> DATA EXTRACT
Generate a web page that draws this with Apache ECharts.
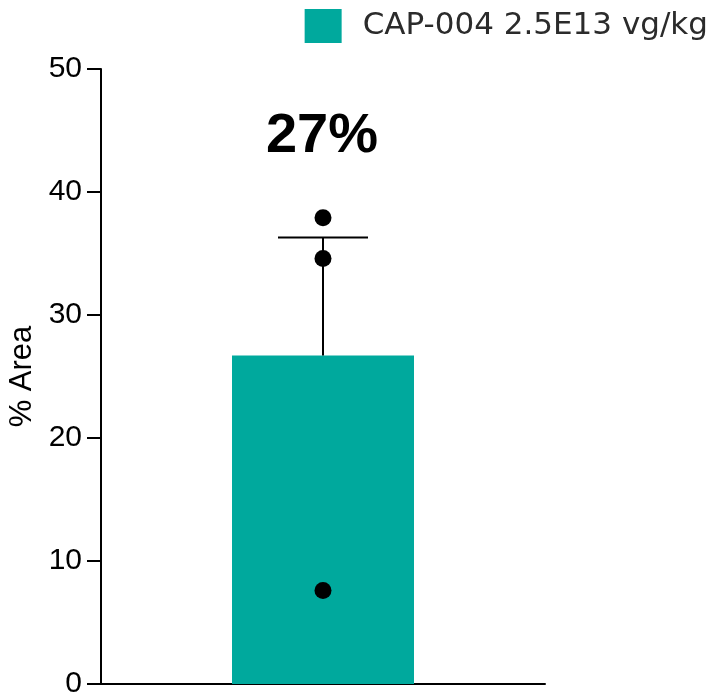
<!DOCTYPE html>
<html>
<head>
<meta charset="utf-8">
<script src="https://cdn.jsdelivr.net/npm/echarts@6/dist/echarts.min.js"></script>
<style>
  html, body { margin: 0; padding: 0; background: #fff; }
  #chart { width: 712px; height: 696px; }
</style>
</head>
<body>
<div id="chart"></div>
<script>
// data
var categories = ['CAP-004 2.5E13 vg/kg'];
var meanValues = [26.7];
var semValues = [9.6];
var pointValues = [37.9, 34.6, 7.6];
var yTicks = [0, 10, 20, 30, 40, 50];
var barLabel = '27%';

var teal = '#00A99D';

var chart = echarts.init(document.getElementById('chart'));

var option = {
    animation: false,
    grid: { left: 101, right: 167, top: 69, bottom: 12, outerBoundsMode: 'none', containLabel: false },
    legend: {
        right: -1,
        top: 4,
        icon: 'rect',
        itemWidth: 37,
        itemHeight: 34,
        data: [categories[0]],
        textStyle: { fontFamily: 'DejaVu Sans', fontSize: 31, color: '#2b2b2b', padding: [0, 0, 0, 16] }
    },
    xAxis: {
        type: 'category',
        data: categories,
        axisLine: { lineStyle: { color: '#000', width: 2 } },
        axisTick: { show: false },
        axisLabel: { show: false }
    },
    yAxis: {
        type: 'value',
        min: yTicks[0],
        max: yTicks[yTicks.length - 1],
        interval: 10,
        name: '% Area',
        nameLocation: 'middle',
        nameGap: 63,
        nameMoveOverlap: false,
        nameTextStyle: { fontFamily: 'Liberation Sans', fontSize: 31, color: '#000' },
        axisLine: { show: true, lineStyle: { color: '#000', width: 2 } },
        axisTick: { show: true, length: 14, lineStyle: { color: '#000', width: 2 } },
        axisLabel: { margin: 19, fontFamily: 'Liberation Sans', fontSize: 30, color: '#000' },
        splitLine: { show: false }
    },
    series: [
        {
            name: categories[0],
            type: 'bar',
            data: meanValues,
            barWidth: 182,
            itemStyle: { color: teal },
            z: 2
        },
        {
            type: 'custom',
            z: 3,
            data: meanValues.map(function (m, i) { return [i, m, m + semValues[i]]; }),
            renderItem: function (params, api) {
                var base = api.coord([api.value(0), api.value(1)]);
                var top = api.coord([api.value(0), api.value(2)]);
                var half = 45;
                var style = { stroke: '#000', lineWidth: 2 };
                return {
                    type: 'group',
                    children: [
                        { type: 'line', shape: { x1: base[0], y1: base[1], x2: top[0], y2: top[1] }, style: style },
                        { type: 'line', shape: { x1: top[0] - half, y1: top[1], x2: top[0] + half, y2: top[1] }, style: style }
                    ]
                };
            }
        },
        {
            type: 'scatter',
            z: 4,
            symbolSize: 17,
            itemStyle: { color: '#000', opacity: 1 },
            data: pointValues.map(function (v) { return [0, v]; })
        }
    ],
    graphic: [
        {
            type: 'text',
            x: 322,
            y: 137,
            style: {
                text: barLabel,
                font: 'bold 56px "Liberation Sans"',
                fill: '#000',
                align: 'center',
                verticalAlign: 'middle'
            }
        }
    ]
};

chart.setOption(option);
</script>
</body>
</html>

> GIVEN INSTRUCTION
Repeat the material exactly as it reads, without any of its pictures.

> WORKED SOLUTION
Generate a web page that draws this with Apache ECharts.
<!DOCTYPE html>
<html>
<head>
<meta charset="utf-8">
<script src="https://cdn.jsdelivr.net/npm/echarts@6/dist/echarts.min.js"></script>
<style>
  html, body { margin: 0; padding: 0; background: #fff; }
  #chart { width: 712px; height: 696px; }
</style>
</head>
<body>
<div id="chart"></div>
<script>
// data
var categories = ['CAP-004 2.5E13 vg/kg'];
var meanValues = [26.7];
var semValues = [9.6];
var pointValues = [37.9, 34.6, 7.6];
var yTicks = [0, 10, 20, 30, 40, 50];
var barLabel = '27%';

var teal = '#00A99D';

var chart = echarts.init(document.getElementById('chart'));

var option = {
    animation: false,
    grid: { left: 101, right: 167, top: 69, bottom: 12, outerBoundsMode: 'none', containLabel: false },
    legend: {
        right: -1,
        top: 4,
        icon: 'rect',
        itemWidth: 37,
        itemHeight: 34,
        data: [categories[0]],
        textStyle: { fontFamily: 'DejaVu Sans', fontSize: 31, color: '#2b2b2b', padding: [0, 0, 0, 16] }
    },
    xAxis: {
        type: 'category',
        data: categories,
        axisLine: { lineStyle: { color: '#000', width: 2 } },
        axisTick: { show: false },
        axisLabel: { show: false }
    },
    yAxis: {
        type: 'value',
        min: yTicks[0],
        max: yTicks[yTicks.length - 1],
        interval: 10,
        name: '% Area',
        nameLocation: 'middle',
        nameGap: 63,
        nameMoveOverlap: false,
        nameTextStyle: { fontFamily: 'Liberation Sans', fontSize: 31, color: '#000' },
        axisLine: { show: true, lineStyle: { color: '#000', width: 2 } },
        axisTick: { show: true, length: 14, lineStyle: { color: '#000', width: 2 } },
        axisLabel: { margin: 19, fontFamily: 'Liberation Sans', fontSize: 30, color: '#000' },
        splitLine: { show: false }
    },
    series: [
        {
            name: categories[0],
            type: 'bar',
            data: meanValues,
            barWidth: 182,
            itemStyle: { color: teal },
            z: 2
        },
        {
            type: 'custom',
            z: 3,
            data: meanValues.map(function (m, i) { return [i, m, m + semValues[i]]; }),
            renderItem: function (params, api) {
                var base = api.coord([api.value(0), api.value(1)]);
                var top = api.coord([api.value(0), api.value(2)]);
                var half = 45;
                var style = { stroke: '#000', lineWidth: 2 };
                return {
                    type: 'group',
                    children: [
                        { type: 'line', shape: { x1: base[0], y1: base[1], x2: top[0], y2: top[1] }, style: style },
                        { type: 'line', shape: { x1: top[0] - half, y1: top[1], x2: top[0] + half, y2: top[1] }, style: style }
                    ]
                };
            }
        },
        {
            type: 'scatter',
            z: 4,
            symbolSize: 17,
            itemStyle: { color: '#000', opacity: 1 },
            data: pointValues.map(function (v) { return [0, v]; })
        }
    ],
    graphic: [
        {
            type: 'text',
            x: 322,
            y: 137,
            style: {
                text: barLabel,
                font: 'bold 56px "Liberation Sans"',
                fill: '#000',
                align: 'center',
                verticalAlign: 'middle'
            }
        }
    ]
};

chart.setOption(option);
</script>
</body>
</html>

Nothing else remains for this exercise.